PROBLEM:
Copy, exactly and only, the lines from the one with "Recreate this image" up to and including the one with "series = [delay_10k, delay_20k, delay_30k, delay_40k]", leaving pictures out.

— begin DATA —

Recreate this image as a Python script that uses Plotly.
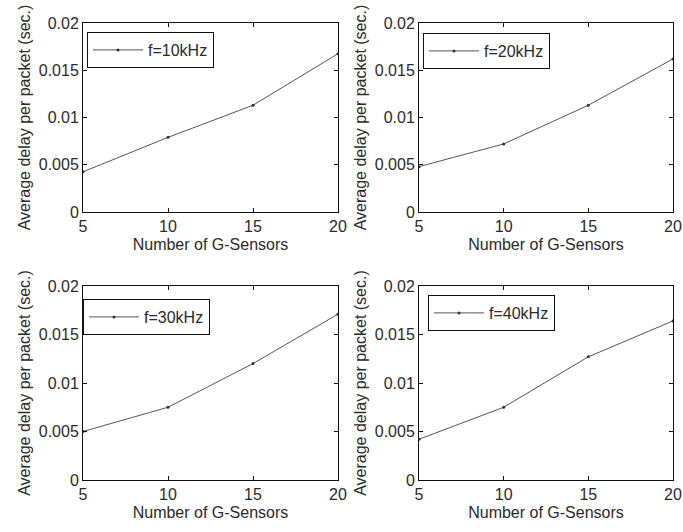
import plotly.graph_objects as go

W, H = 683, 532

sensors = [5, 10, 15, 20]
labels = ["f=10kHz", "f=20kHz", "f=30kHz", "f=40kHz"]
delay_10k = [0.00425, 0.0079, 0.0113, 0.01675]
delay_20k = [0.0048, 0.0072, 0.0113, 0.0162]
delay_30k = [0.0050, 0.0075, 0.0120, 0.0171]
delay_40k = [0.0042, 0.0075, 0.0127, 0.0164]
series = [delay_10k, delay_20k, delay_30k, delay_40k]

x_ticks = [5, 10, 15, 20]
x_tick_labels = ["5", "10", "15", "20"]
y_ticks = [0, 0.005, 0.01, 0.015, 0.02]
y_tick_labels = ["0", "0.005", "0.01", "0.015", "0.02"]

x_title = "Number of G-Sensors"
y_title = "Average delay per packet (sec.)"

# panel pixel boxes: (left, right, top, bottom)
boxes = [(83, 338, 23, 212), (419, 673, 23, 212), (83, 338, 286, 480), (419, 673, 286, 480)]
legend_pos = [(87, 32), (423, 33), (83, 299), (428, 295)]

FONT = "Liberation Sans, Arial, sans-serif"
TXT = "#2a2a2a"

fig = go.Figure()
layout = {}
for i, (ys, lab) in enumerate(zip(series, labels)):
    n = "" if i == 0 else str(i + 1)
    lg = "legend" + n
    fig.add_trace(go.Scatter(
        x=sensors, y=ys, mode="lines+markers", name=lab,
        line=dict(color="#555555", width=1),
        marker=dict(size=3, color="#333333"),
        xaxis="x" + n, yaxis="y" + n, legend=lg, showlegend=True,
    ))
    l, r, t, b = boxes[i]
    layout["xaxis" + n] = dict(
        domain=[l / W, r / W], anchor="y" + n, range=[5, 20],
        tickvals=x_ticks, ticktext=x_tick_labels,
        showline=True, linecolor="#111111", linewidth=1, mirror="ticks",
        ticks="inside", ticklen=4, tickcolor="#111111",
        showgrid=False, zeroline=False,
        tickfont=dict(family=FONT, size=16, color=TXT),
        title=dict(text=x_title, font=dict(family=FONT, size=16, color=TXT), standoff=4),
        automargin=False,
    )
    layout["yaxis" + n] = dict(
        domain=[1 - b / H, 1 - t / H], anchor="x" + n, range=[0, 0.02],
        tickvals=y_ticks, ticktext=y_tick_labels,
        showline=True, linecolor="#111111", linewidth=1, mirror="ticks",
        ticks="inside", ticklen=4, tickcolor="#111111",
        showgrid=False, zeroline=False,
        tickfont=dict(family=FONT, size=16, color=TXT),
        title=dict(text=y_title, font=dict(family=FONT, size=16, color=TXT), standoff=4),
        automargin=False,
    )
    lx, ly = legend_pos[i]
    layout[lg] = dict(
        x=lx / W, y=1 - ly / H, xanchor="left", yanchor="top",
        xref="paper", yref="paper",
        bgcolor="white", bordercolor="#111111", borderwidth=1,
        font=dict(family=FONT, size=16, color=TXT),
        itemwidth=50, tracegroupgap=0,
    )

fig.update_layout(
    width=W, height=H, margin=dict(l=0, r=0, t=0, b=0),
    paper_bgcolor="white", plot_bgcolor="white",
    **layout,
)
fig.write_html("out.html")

— end DATA —
— begin DATA —

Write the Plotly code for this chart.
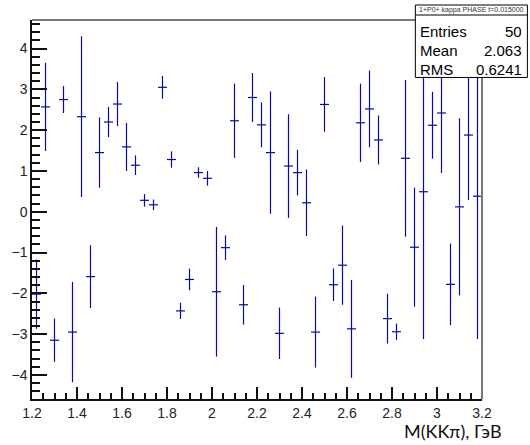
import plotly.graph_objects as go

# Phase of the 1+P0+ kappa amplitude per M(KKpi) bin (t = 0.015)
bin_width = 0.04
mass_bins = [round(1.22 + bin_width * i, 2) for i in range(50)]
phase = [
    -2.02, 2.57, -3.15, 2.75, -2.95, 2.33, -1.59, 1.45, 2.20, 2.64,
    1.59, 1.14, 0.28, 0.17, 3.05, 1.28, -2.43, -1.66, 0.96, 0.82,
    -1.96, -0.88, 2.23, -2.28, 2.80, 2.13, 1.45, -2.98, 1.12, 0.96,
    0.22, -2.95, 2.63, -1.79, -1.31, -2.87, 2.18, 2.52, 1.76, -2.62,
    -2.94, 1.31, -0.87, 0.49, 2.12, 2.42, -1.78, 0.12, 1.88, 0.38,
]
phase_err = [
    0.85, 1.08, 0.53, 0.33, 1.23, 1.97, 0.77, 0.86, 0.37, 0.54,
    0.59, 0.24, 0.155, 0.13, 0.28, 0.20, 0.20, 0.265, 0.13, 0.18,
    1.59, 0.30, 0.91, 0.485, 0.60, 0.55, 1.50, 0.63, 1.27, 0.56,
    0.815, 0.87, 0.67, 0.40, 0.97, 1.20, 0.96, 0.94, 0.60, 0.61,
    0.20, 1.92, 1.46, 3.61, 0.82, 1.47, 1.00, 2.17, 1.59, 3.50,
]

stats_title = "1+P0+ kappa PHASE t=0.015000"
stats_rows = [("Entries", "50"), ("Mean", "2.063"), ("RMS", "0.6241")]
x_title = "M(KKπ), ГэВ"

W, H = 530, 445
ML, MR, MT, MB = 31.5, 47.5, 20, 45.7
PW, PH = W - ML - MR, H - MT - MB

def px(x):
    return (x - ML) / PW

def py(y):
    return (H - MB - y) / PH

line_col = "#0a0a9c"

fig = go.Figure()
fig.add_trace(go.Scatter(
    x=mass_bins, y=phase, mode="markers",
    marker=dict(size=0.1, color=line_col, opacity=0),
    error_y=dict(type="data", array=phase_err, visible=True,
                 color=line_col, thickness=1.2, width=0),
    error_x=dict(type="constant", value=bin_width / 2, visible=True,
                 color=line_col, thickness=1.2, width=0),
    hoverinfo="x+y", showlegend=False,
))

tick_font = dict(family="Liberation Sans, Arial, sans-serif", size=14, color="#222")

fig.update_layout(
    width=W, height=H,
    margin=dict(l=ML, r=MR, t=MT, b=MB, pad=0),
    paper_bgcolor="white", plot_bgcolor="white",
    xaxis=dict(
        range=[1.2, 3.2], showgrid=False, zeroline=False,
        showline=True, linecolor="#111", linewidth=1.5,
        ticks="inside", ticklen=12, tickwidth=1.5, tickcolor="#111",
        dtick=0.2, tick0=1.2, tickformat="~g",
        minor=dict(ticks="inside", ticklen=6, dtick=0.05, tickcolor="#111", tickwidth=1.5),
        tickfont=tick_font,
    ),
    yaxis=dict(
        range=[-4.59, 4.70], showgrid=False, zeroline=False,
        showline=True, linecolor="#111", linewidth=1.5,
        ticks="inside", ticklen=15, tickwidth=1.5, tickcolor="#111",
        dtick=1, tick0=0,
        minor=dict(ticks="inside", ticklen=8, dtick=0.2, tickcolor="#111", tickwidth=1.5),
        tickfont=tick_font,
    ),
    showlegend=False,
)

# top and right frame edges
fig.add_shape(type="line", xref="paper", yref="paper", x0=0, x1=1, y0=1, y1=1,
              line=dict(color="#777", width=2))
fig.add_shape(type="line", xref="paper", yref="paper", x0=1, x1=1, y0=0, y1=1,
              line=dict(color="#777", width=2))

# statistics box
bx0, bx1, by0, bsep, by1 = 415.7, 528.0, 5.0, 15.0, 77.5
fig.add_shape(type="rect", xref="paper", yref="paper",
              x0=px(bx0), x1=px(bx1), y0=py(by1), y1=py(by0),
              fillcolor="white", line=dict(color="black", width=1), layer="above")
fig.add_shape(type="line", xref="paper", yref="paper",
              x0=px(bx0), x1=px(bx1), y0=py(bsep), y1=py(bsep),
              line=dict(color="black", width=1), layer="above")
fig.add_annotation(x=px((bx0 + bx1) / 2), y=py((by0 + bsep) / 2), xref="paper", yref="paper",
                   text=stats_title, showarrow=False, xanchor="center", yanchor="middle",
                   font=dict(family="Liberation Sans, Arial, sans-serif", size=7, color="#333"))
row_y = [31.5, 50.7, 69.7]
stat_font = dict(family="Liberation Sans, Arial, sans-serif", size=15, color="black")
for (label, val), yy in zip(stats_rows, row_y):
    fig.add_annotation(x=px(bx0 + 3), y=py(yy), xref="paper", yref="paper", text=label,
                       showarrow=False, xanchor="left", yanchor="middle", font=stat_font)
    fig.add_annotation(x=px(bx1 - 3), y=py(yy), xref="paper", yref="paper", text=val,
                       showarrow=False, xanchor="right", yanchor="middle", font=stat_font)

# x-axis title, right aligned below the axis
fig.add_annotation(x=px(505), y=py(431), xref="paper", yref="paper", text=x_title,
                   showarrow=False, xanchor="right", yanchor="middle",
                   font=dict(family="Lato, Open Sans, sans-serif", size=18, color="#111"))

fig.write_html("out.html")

— end DATA —

REPLY:
Recreate this image as a Python script that uses Plotly.
import plotly.graph_objects as go

W, H = 683, 532

sensors = [5, 10, 15, 20]
labels = ["f=10kHz", "f=20kHz", "f=30kHz", "f=40kHz"]
delay_10k = [0.00425, 0.0079, 0.0113, 0.01675]
delay_20k = [0.0048, 0.0072, 0.0113, 0.0162]
delay_30k = [0.0050, 0.0075, 0.0120, 0.0171]
delay_40k = [0.0042, 0.0075, 0.0127, 0.0164]
series = [delay_10k, delay_20k, delay_30k, delay_40k]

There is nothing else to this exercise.